ORLANDO, Fla. – A new report ranks Florida among the worst states for highway safety laws.
As of this month, Florida ranked No. 4 for having among the fewest highway safety laws in the nation, according to a report by The Advocates for Highway & Auto Safety.
If a state received a "red" rating, it indicates it is one the worst states for highway safety and is not up to the standards of the Advocates’ optimal laws. States receive a red rating if they have fewer than seven laws and are without primary enforcement of both front and rear seat belt laws.
With just five laws, Florida lacks a rear primary enforcement seat belt law, an all-rider motorcycle helmet law, a rear-facing child through age 2 law, a booster seat law, a minimum age of 16 for receiving a learner's permit, nighttime and passenger restrictions and age 18 for unrestricted license for teen drivers, ignition interlocks for all offenders, all-driver text messaging restriction and graduated driver licensing cell phone restriction.
Here is a full list of the worst states for highway safety laws:
1. South Dakota -- two laws
2. Wyoming -- three laws
3. (tie) Arizona -- four laws
3. (tie) Missouri -- four laws
3. (tie) Montana -- four laws
4. (tie) Florida -- five laws
4. (tie) Ohio -- five laws
5. (tie) Nebraska -- six laws
5. (tie) New Hampshire -- six laws
5. (tie) Vermont -- six laws
5. (tie) Virginia -- six laws
If a state received a "green" rating, it indicates it is one of the best states for highway safety, which have 11 to 16 highway safety laws, including both primary enforcement seat belt laws, or nine or more laws, including both primary enforcement seat belt laws and an all-rider helmet law.
A state without a primary enforcement seat belt law covering passengers in all seating positions, including front and rear, or that has repealed an existing all-rider motorcycle helmet law within the last 10 years is not eligible for a "green" rating, regardless of the number of highway safety laws it has in place.
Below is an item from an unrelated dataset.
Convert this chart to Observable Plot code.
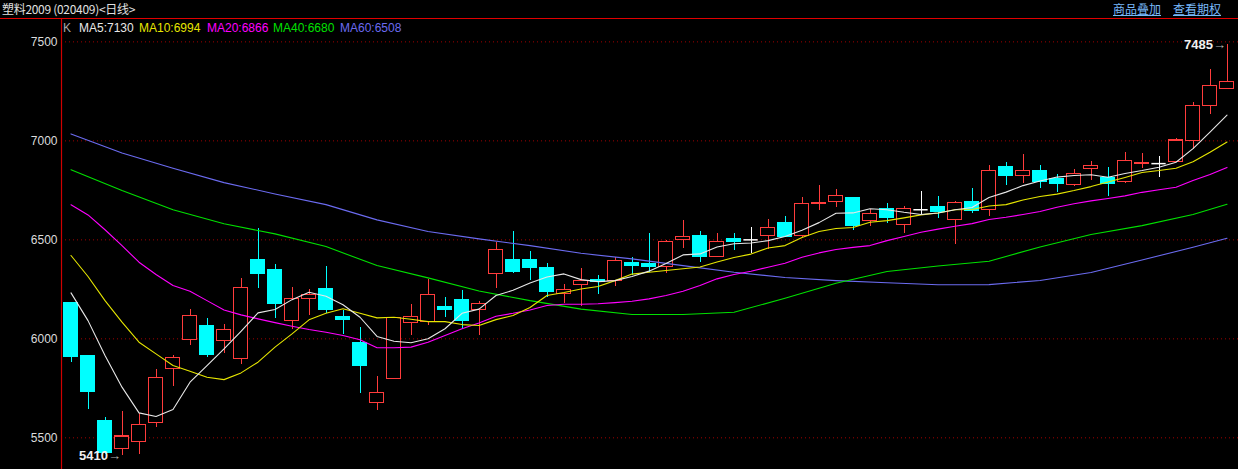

Here is a full list of the best states for highway safety laws:
1. Rhode Island -- 13 laws
2. (tie) Delaware -- 11 laws
2. (tie) Oregon -- 11 laws
2. (tie) Washington -- 11 laws
3. (tie) California -- 10 laws
3. (tie) District of Columbia -- 10 laws
4. Louisiana -- nine laws
Also, a report released this week shows that Florida is the deadliest state for pedestrians, and the Orlando metropolitan area is also the worst city in the country for pedestrian deaths.